While the United States must continue to work with its international partners to pressure Assad to step down, and provide humanitarian relief to the victims of the Assad regime, I do not support sending U.S. troops to intervene, air strikes, or arming the rebels, many of whom are affiliated with al Qaeda. I am unwilling to commit our military to involvement in yet another war in the Middle East. Our troops have already sacrificed far to much for our country over the last decade.
Regarding the conflict in Darfur, I have worked with my colleagues in Congress to prevent human suffering and hold human rights violators accountable. As a member of the Congressional Sudan Caucus, I co-sponsored the Darfur Peace and Accountability Act at the height of the crisis in 2006. This bill, which sanctioned Sudanese officials responsible for genocide and authorized assistance to the African Union Mission in Sudan, passed Congress by a wide margin. In March 2009, after Sudan expelled aid groups from the region, I wrote letters to the African Union, the Arab League, and the Chinese government urging them to pressure the government of Sudan to readmit aid workers.

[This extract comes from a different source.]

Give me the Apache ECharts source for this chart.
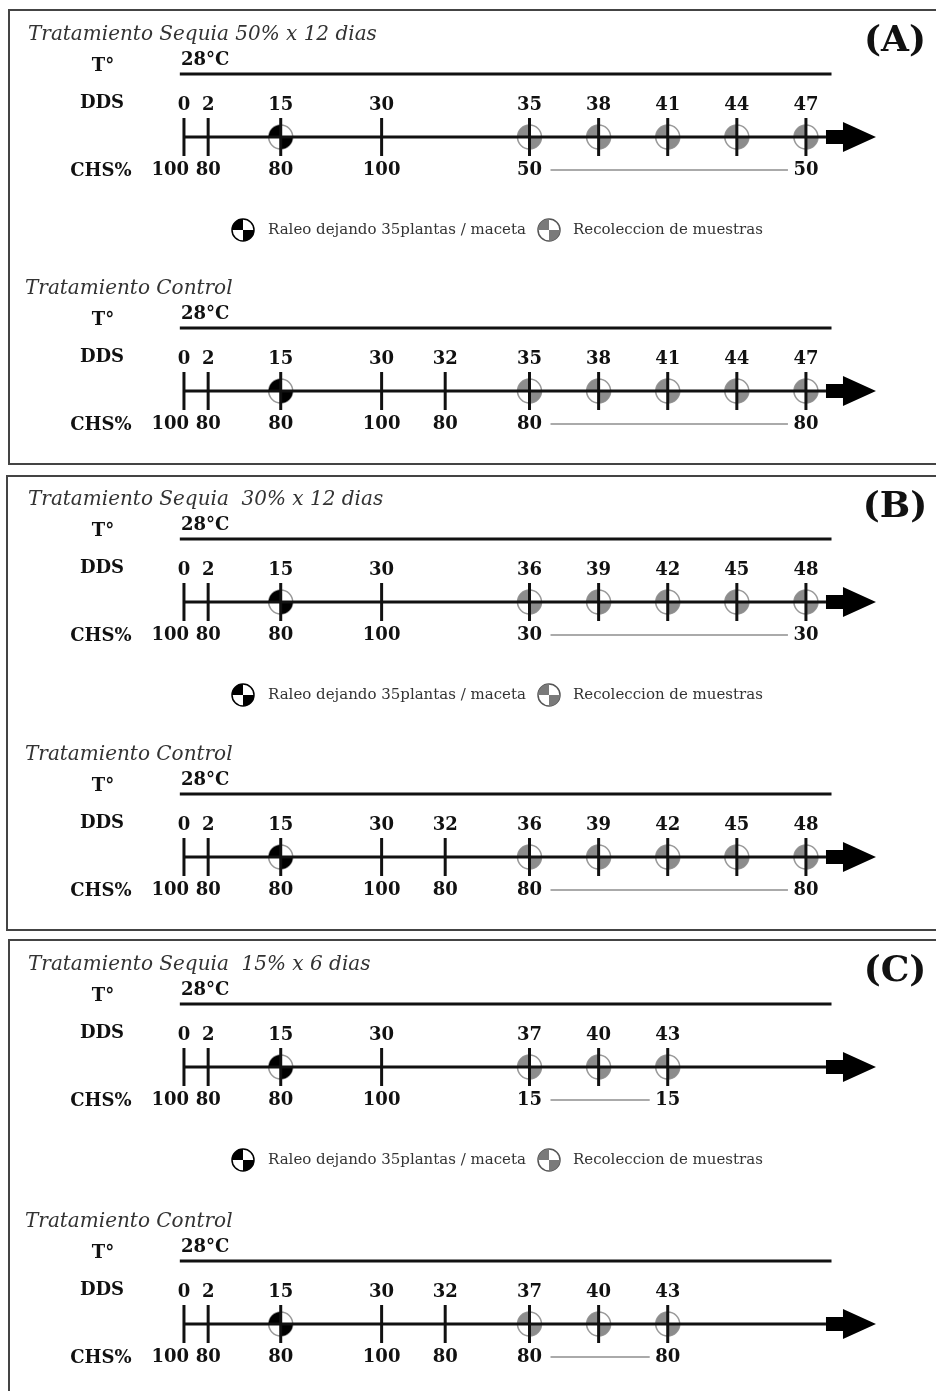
<!DOCTYPE html>
<html>
<head>
<meta charset="utf-8">
<script src="https://cdn.jsdelivr.net/npm/echarts@6/dist/echarts.min.js"></script>
<style>
  html, body { margin: 0; background: #fff; }
  #chart { width: 936px; height: 1391px; }
</style>
</head>
<body>
<div id="chart"></div>
<script>
// texts
const panelTags = ['(A)', '(B)', '(C)'];
const treatTitles = ['Tratamiento Sequia 50% x 12 dias', 'Tratamiento Sequia  30% x 12 dias', 'Tratamiento Sequia  15% x 6 dias'];
const controlTitle = 'Tratamiento Control';
const tempText = '28°C';
const legendTexts = ['Raleo dejando 35plantas / maceta', 'Recoleccion de muestras'];

// DDS (dias despues de siembra) and CHS% per timeline
const ddsA  = [0, 2, 15, 30, 35, 38, 41, 44, 47];
const chsA  = [100, 80, 80, 100, 50, null, null, null, 50];
const ddsAc = [0, 2, 15, 30, 32, 35, 38, 41, 44, 47];
const chsAc = [100, 80, 80, 100, 80, 80, null, null, null, 80];
const ddsB  = [0, 2, 15, 30, 36, 39, 42, 45, 48];
const chsB  = [100, 80, 80, 100, 30, null, null, null, 30];
const ddsBc = [0, 2, 15, 30, 32, 36, 39, 42, 45, 48];
const chsBc = [100, 80, 80, 100, 80, 80, null, null, null, 80];
const ddsC  = [0, 2, 15, 30, 37, 40, 43];
const chsC  = [100, 80, 80, 100, 15, null, 15];
const ddsCc = [0, 2, 15, 30, 32, 37, 40, 43];
const chsCc = [100, 80, 80, 100, 80, 80, null, 80];
const firstSample = [35, 36, 37];   // first sampling day in panel A, B, C
const raleoDay = 15;

// layout (schematic, not to scale)
const fixedDays = [0, 2, 15, 30, 32];
const slotX = [0, 0.35, 1.4, 2.86, 3.78, 5, 6, 7, 8, 9];
const axisY = [137, 391, 602, 857, 1067, 1324];
const X_MIN = -2.662, X_MAX = 10.882;
const LBL = 'bold 18px "DejaVu Serif"';

const timelines = [
  { dds: ddsA,  chs: chsA,  title: treatTitles[0], first: firstSample[0] },
  { dds: ddsAc, chs: chsAc, title: controlTitle,   first: firstSample[0] },
  { dds: ddsB,  chs: chsB,  title: treatTitles[1], first: firstSample[1] },
  { dds: ddsBc, chs: chsBc, title: controlTitle,   first: firstSample[1] },
  { dds: ddsC,  chs: chsC,  title: treatTitles[2], first: firstSample[2] },
  { dds: ddsCc, chs: chsCc, title: controlTitle,   first: firstSample[2] }
];

function slotOf (tl, day) {
  if (day < tl.first) return slotX[fixedDays.indexOf(day)];
  return slotX[5 + tl.dds.filter(d => d >= tl.first).indexOf(day)];
}

function marker (x, y, r, fill, stroke, bg) {
  return [
    { type: 'circle', shape: { cx: x, cy: y, r: r }, style: { fill: bg, stroke: stroke, lineWidth: 1.5 } },
    { type: 'sector', shape: { cx: x, cy: y, r0: 0, r: r, startAngle: Math.PI, endAngle: Math.PI * 1.5 }, style: { fill: fill } },
    { type: 'sector', shape: { cx: x, cy: y, r0: 0, r: r, startAngle: 0, endAngle: Math.PI * 0.5 }, style: { fill: fill } }
  ];
}

function txt (text, x, y, font, fill, align) {
  return { type: 'text', style: { text: text, x: x, y: y, font: font, fill: fill,
    align: align || 'center', textAlign: align || 'center', verticalAlign: 'middle', textVerticalAlign: 'middle' } };
}

const grid = [], xAxis = [], yAxis = [], series = [], graphic = [];

timelines.forEach((tl, g) => {
  const ay = axisY[g];
  // 1 unit = 1 px, 0 at the time axis, positive upwards
  grid.push({ left: 0, width: 936, top: ay - 70, height: 110 });
  xAxis.push({ gridIndex: g, type: 'value', min: X_MIN, max: X_MAX, show: false });
  yAxis.push({ gridIndex: g, type: 'value', min: -40, max: 70, show: false });

  // temperature bar
  series.push({ type: 'line', xAxisIndex: g, yAxisIndex: g, silent: true, symbol: 'none',
    data: [[slotX[0] - 0.06, 63], [9.37, 63]], lineStyle: { color: '#111', width: 3 } });
  // time axis
  series.push({ type: 'line', xAxisIndex: g, yAxisIndex: g, silent: true, symbol: 'none',
    data: [[slotX[0], 0], [9.29, 0]], lineStyle: { color: '#111', width: 3 } });
  // arrow head
  series.push({ type: 'custom', xAxisIndex: g, yAxisIndex: g, silent: true, data: [[9.29, 0]],
    renderItem: (params, api) => {
      const p = api.coord([api.value(0), api.value(1)]);
      const x = p[0], y = p[1];
      return { type: 'polygon', shape: { points: [[x, y - 7], [x + 17, y - 7], [x + 17, y - 15], [x + 50, y],
        [x + 17, y + 15], [x + 17, y + 7], [x, y + 7]] }, style: { fill: '#000' } };
    } });
  // events: ticks, markers, DDS and CHS labels
  series.push({ type: 'custom', xAxisIndex: g, yAxisIndex: g, silent: true,
    data: tl.dds.map(d => [slotOf(tl, d), 0]),
    renderItem: (params, api) => {
      const i = params.dataIndex;
      const day = tl.dds[i];
      const p = api.coord([api.value(0), api.value(1)]);
      const x = p[0], y = p[1];
      let kids = [];
      if (day === raleoDay) kids = kids.concat(marker(x, y, 12, '#000', '#999', 'none'));
      else if (day >= tl.first) kids = kids.concat(marker(x, y, 12, '#8c8c8c', '#999', 'none'));
      kids.push({ type: 'line', shape: { x1: x, y1: y - 19, x2: x, y2: y + 19 }, style: { stroke: '#111', lineWidth: 3 } });
      kids.push(txt(String(day), x, y - 32, LBL, '#111'));
      if (tl.chs[i] != null) {
        kids.push(i === 0 ? txt(String(tl.chs[i]), x + 5, y + 33, LBL, '#111', 'right')
                          : txt(String(tl.chs[i]), x, y + 33, LBL, '#111'));
      }
      if (i === tl.dds.length - 1) {
        const x0 = api.coord([slotOf(tl, tl.first), 0])[0];
        kids.push({ type: 'line', shape: { x1: x0 + 21, y1: y + 33, x2: x - 18, y2: y + 33 },
          style: { stroke: '#aaa', lineWidth: 2 } });
      }
      return { type: 'group', children: kids };
    } });

  // row labels and title
  graphic.push(txt(tl.title, g % 2 ? 25 : 28, ay - 102, 'italic 20px "DejaVu Serif"', '#333', 'left'));
  graphic.push(txt('T°', 103, ay - 71, LBL, '#111'));
  graphic.push(txt(tempText, 181, ay - 77, LBL, '#111', 'left'));
  graphic.push(txt('DDS', 102, ay - 34, LBL, '#111'));
  graphic.push(txt('CHS%', 101, ay + 34, LBL, '#111'));
});

// panel frames, tags and legends
const frameTop = [10, 476, 940];
const frameH = [454, 454, 470];
const frameLeft = [9, 7, 9];
panelTags.forEach((tag, k) => {
  graphic.push({ type: 'rect', shape: { x: frameLeft[k], y: frameTop[k], width: 960, height: frameH[k] },
    style: { fill: 'none', stroke: '#444', lineWidth: 2 } });
  graphic.push(txt(tag, 895, frameTop[k] + 32, 'bold 36px "DejaVu Serif"', '#111'));
  const ly = axisY[k * 2] + 93;
  marker(243, ly, 11, '#000', '#000', '#fff').forEach(m => graphic.push(m));
  graphic.push(txt(legendTexts[0], 268, ly, '15px "DejaVu Serif"', '#333', 'left'));
  marker(549, ly, 11, '#7a7a7a', '#555', '#fff').forEach(m => graphic.push(m));
  graphic.push(txt(legendTexts[1], 573, ly, '15px "DejaVu Serif"', '#333', 'left'));
});

const chart = echarts.init(document.getElementById('chart'));
chart.setOption({
  animation: false,
  grid: grid,
  xAxis: xAxis,
  yAxis: yAxis,
  series: series,
  graphic: { elements: graphic }
});
</script>
</body>
</html>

Every humanitarian crisis we face is different and requires a unique response from the United States. There is no doctrine that will suddenly make so many gray areas black and white. I do not believe we have the resources or ability to be policeman to the world, but we do have a responsibility to be a force for good and use our power to further human rights and international justice across the globe. We have had some failures in our history, including the failure to prevent genocide in Rwanda. We must learn from our mistakes and use all levers of our power, including the United Nations, our military and tools like foreign aid, judiciously and responsibly in order to prevent humanitarian crises.